-------- Source excerpt

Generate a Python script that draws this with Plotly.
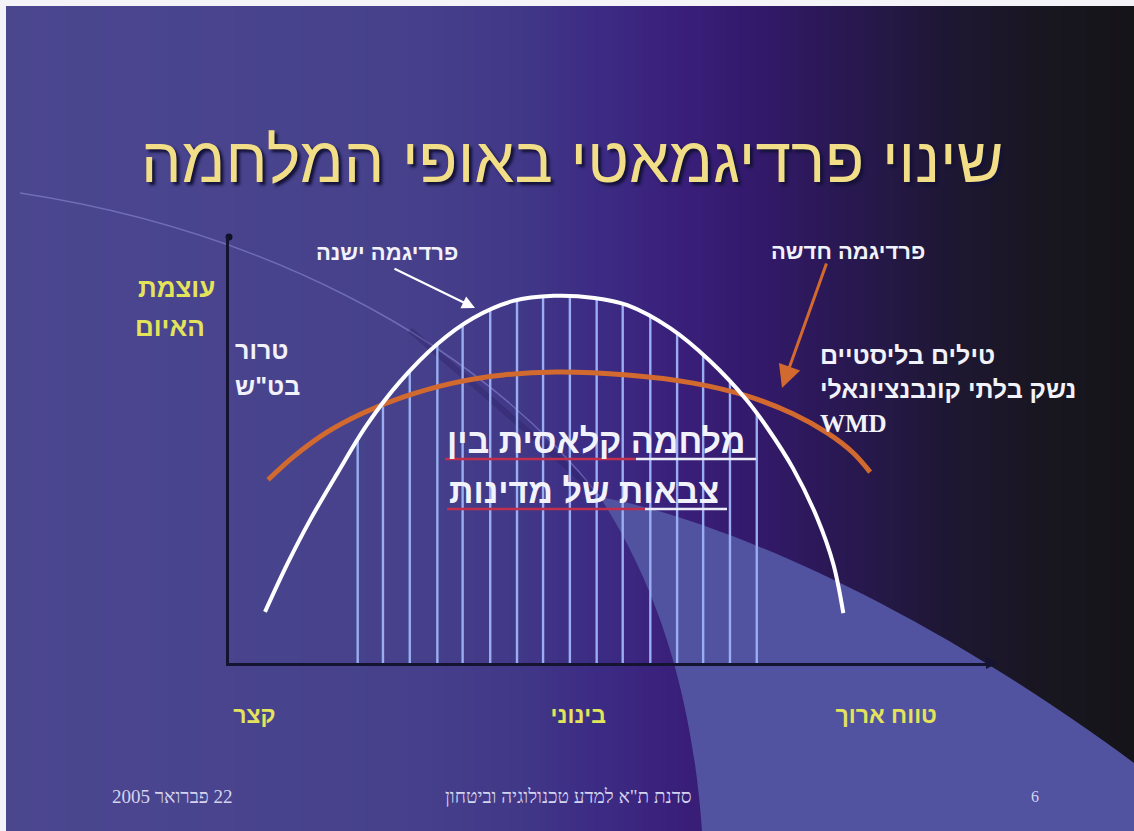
import plotly.graph_objects as go

W, H = 1134, 831

# ---------------- data ----------------
old_paradigm_x = [4.7, 7.6, 10.6, 14.1, 18.0, 22.3, 27.2, 31.9, 37.1, 42.4, 47.7, 52.0, 57.6, 62.8, 67.6, 70.2, 73.6, 76.8, 78.9, 80.2]
old_paradigm_y = [12.0, 23.2, 33.6, 44.4, 55.9, 66.0, 74.9, 81.0, 85.0, 86.2, 85.7, 84.0, 78.6, 70.9, 61.7, 55.4, 45.8, 34.0, 23.2, 11.7]

new_paradigm_x = [5.1, 8.4, 12.8, 17.5, 22.7, 29.2, 35.8, 42.7, 52.0, 60.6, 67.6, 73.6, 78.1, 81.5, 83.7]
new_paradigm_y = [43.0, 48.4, 54.2, 58.7, 62.4, 65.7, 67.6, 68.3, 67.6, 65.7, 62.7, 58.5, 54.0, 49.3, 44.8]

classic_war_x = [16.8, 20.1, 23.6, 27.2, 30.5, 34.1, 37.6, 41.0, 44.5, 48.0, 51.4, 55.0, 58.5, 61.9, 65.4, 68.9]
classic_war_top = [52.3, 60.8, 68.3, 74.9, 79.3, 82.6, 85.1, 85.9, 86.0, 85.6, 84.3, 81.5, 77.5, 72.5, 65.7, 58.7]

range_labels = ["קצר", "בינוני", "טווח ארוך"]
range_positions = [3.3, 45.6, 85.8]

title_text = "שינוי פרדיגמאטי באופי המלחמה"
y_label_lines = ["עוצמת", "האיום"]
left_threats = ["טרור", 'בט"ש']
right_threats = ["טילים בליסטיים", "נשק בלתי קונבנציונאלי", "WMD"]
center_lines = ["מלחמה קלאסית בין", "צבאות של מדינות"]
old_label = "פרדיגמה ישנה"
new_label = "פרדיגמה חדשה"
footer_date = "\u202B22 פברואר 2005\u202C"
footer_center = 'סדנת ת"א למדע טכנולוגיה וביטחון'
footer_page = "6"

# ---------------- helpers ----------------
def px(x):
    return x / W

def py(y):
    return 1 - y / H

def hex2rgb(h):
    h = h.lstrip('#')
    return tuple(int(h[i:i + 2], 16) for i in (0, 2, 4))

HEB = "Liberation Sans, DejaVu Sans, Arial, sans-serif"
SERIF = "Liberation Serif, DejaVu Serif, serif"
YELLOW = "#e4e45a"
WHITE = "#f2f2fa"
ORANGE = "#d2692e"

fig = go.Figure()

# hatch lines (classic war)
hx, hy = [], []
for x, t in zip(classic_war_x, classic_war_top):
    hx += [x, x, None]
    hy += [0, t, None]
fig.add_trace(go.Scatter(x=hx, y=hy, mode="lines",
                         line=dict(color="#98aef0", width=2.4), hoverinfo="skip"))
# new paradigm (orange)
fig.add_trace(go.Scatter(x=new_paradigm_x, y=new_paradigm_y, mode="lines",
                         line=dict(color=ORANGE, width=5, shape="spline", smoothing=1.0),
                         hoverinfo="skip"))
# old paradigm (white)
fig.add_trace(go.Scatter(x=old_paradigm_x, y=old_paradigm_y, mode="lines",
                         line=dict(color="#ffffff", width=4, shape="spline", smoothing=1.0),
                         hoverinfo="skip"))
# y-axis top dot
fig.add_trace(go.Scatter(x=[0], y=[100], mode="markers",
                         marker=dict(color="#101028", size=7), hoverinfo="skip", cliponaxis=False))

# ---------------- background ----------------
shapes = []
stops = [(0, '#4b478f'), (400, '#47418c'), (520, '#413887'), (600, '#3c2b84'),
         (680, '#391f7a'), (760, '#33196a'), (850, '#281850'), (950, '#1e1733'),
         (1050, '#18161f'), (1134, '#151419')]

def grad(x):
    for (x0, c0), (x1, c1) in zip(stops[:-1], stops[1:]):
        if x0 <= x <= x1:
            t = (x - x0) / (x1 - x0)
            a, b = hex2rgb(c0), hex2rgb(c1)
            return 'rgb(%d,%d,%d)' % tuple(round(a[i] + (b[i] - a[i]) * t) for i in range(3))
    return stops[-1][1]

step = 6
for x0 in range(0, W, step):
    shapes.append(dict(type="rect", xref="paper", yref="paper", layer="below",
                       x0=px(x0), x1=px(min(x0 + step + 1, W)), y0=0, y1=1,
                       fillcolor=grad(x0 + step / 2), line=dict(width=0)))

def P(x, y):
    return "%.5f,%.5f" % (px(x), py(y))

# lighter wedge bottom-right
wedge = ("M" + P(600, 497) + " C" + P(640, 560) + " " + P(690, 660) + " " + P(702, 831) +
         " L" + P(1134, 831) + " L" + P(1134, 763) +
         " C" + P(900, 590) + " " + P(700, 515) + " " + P(600, 497) + " Z")
shapes.append(dict(type="path", path=wedge, xref="paper", yref="paper", layer="below",
                   fillcolor="#5153a0", line=dict(width=0)))
# faint arc line top-left
arc = ("M" + P(20, 193) + " C" + P(250, 228) + " " + P(470, 332) + " " + P(600, 497))
shapes.append(dict(type="path", path=arc, xref="paper", yref="paper", layer="below",
                   line=dict(color="rgba(150,150,225,0.5)", width=1.5)))
# shadow band along diagonal
shadow = ("M" + P(410, 330) + " C" + P(480, 390) + " " + P(540, 440) + " " + P(600, 497))
shapes.append(dict(type="path", path=shadow, xref="paper", yref="paper", layer="below",
                   line=dict(color="rgba(30,20,80,0.25)", width=6)))
# white slide border top / left
shapes.append(dict(type="rect", xref="paper", yref="paper", layer="below",
                   x0=0, x1=1, y0=py(6), y1=1, fillcolor="#f4f4f8", line=dict(width=0)))
shapes.append(dict(type="rect", xref="paper", yref="paper", layer="below",
                   x0=0, x1=px(6), y0=0, y1=1, fillcolor="#f4f4f8", line=dict(width=0)))

# underlines for center text
def uline(x0, x1, y, color):
    shapes.append(dict(type="line", xref="paper", yref="paper", layer="above",
                       x0=px(x0), x1=px(x1), y0=py(y), y1=py(y),
                       line=dict(color=color, width=2.5)))

uline(445, 636, 459, "#c0304c")
uline(636, 756, 459, "#ececf6")
uline(447, 645, 509, "#c0304c")
uline(645, 727, 509, "#ececf6")

# ---------------- annotations ----------------
ann = []

def text(t, x, y, size, color, xanchor="center", bold=True, family=HEB, yanchor="middle", shadow=None):
    f = dict(family=family, size=size, color=color, weight="bold" if bold else "normal")
    if shadow:
        f["shadow"] = shadow
    ann.append(dict(text=t, x=px(x), y=py(y), xref="paper", yref="paper",
                    xanchor=xanchor, yanchor=yanchor, showarrow=False, font=f))

text(title_text, 572, 160, 64, "#f2de86", bold=False, shadow="3px 3px 3px #141238")
text(y_label_lines[0], 217, 288, 26, YELLOW, xanchor="right")
text(y_label_lines[1], 207, 327, 26, YELLOW, xanchor="right")
text(left_threats[0], 233, 350, 25, WHITE, xanchor="left")
text(left_threats[1], 233, 386, 25, WHITE, xanchor="left")
for i, t in enumerate(right_threats):
    text(t, 818, 355 + 34 * i, 25 if i < 2 else 25, WHITE, xanchor="left",
         family=(HEB if i < 2 else SERIF))
text(center_lines[0], 445, 441, 34, WHITE, xanchor="left")
text(center_lines[1], 447, 491, 34, WHITE, xanchor="left")
text(old_label, 387, 253, 22, WHITE)
text(new_label, 848, 251, 22, WHITE)
text(footer_date, 172, 796, 19, "#d4d4f0", bold=False, family=SERIF)
text(footer_center, 568, 796, 19, "#d4d4f0", bold=False, family=SERIF)
text(footer_page, 1035, 796, 16, "#d4d4f0", bold=False, family=SERIF)

# arrows
ann.append(dict(x=px(475), y=py(308), xref="paper", yref="paper", ax=393 - 475, ay=268 - 308,
                axref="pixel", ayref="pixel", showarrow=True, arrowhead=2, arrowsize=1.3,
                arrowwidth=2, arrowcolor="#ffffff", text=""))
ann.append(dict(x=px(782), y=py(388), xref="paper", yref="paper", ax=827 - 782, ay=262 - 388,
                axref="pixel", ayref="pixel", showarrow=True, arrowhead=2, arrowsize=1.5,
                arrowwidth=3, arrowcolor=ORANGE, text=""))
# x-axis arrow tip
ann.append(dict(x=px(998), y=py(663), xref="paper", yref="paper", ax=-14, ay=0,
                axref="pixel", ayref="pixel", showarrow=True, arrowhead=2, arrowsize=0.8,
                arrowwidth=3, arrowcolor="#141430", text=""))

fig.update_layout(
    width=W, height=H, margin=dict(l=0, r=0, t=0, b=0),
    paper_bgcolor="#4b478f", plot_bgcolor="rgba(0,0,0,0)",
    showlegend=False, shapes=shapes, annotations=ann,
    xaxis=dict(domain=[px(229), px(995)], range=[0, 100], showgrid=False, zeroline=False,
               showline=True, linecolor="#141430", linewidth=3,
               tickmode="array", tickvals=range_positions, ticktext=range_labels,
               ticks="outside", ticklen=29, tickcolor="rgba(0,0,0,0)",
               tickfont=dict(family=HEB, size=23, color=YELLOW, weight="bold"), fixedrange=True),
    yaxis=dict(domain=[py(663), py(237)], range=[0, 100], showgrid=False, zeroline=False,
               showline=True, linecolor="#141430", linewidth=3, showticklabels=False,
               ticks="", fixedrange=True),
)

fig.write_html("out.html", config={"displayModeBar": False},
               post_script="document.body.style.margin='0';document.body.style.overflow='hidden';")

----------------

- [The request]
Leave the pictures out and please restate exactly the lines running from the start of the material through the one with "range_positions = [3.3, 45.6, 85.8]".

- [Result]
Generate a Python script that draws this with Plotly.
import plotly.graph_objects as go

W, H = 1134, 831

# ---------------- data ----------------
old_paradigm_x = [4.7, 7.6, 10.6, 14.1, 18.0, 22.3, 27.2, 31.9, 37.1, 42.4, 47.7, 52.0, 57.6, 62.8, 67.6, 70.2, 73.6, 76.8, 78.9, 80.2]
old_paradigm_y = [12.0, 23.2, 33.6, 44.4, 55.9, 66.0, 74.9, 81.0, 85.0, 86.2, 85.7, 84.0, 78.6, 70.9, 61.7, 55.4, 45.8, 34.0, 23.2, 11.7]

new_paradigm_x = [5.1, 8.4, 12.8, 17.5, 22.7, 29.2, 35.8, 42.7, 52.0, 60.6, 67.6, 73.6, 78.1, 81.5, 83.7]
new_paradigm_y = [43.0, 48.4, 54.2, 58.7, 62.4, 65.7, 67.6, 68.3, 67.6, 65.7, 62.7, 58.5, 54.0, 49.3, 44.8]

classic_war_x = [16.8, 20.1, 23.6, 27.2, 30.5, 34.1, 37.6, 41.0, 44.5, 48.0, 51.4, 55.0, 58.5, 61.9, 65.4, 68.9]
classic_war_top = [52.3, 60.8, 68.3, 74.9, 79.3, 82.6, 85.1, 85.9, 86.0, 85.6, 84.3, 81.5, 77.5, 72.5, 65.7, 58.7]

range_labels = ["קצר", "בינוני", "טווח ארוך"]
range_positions = [3.3, 45.6, 85.8]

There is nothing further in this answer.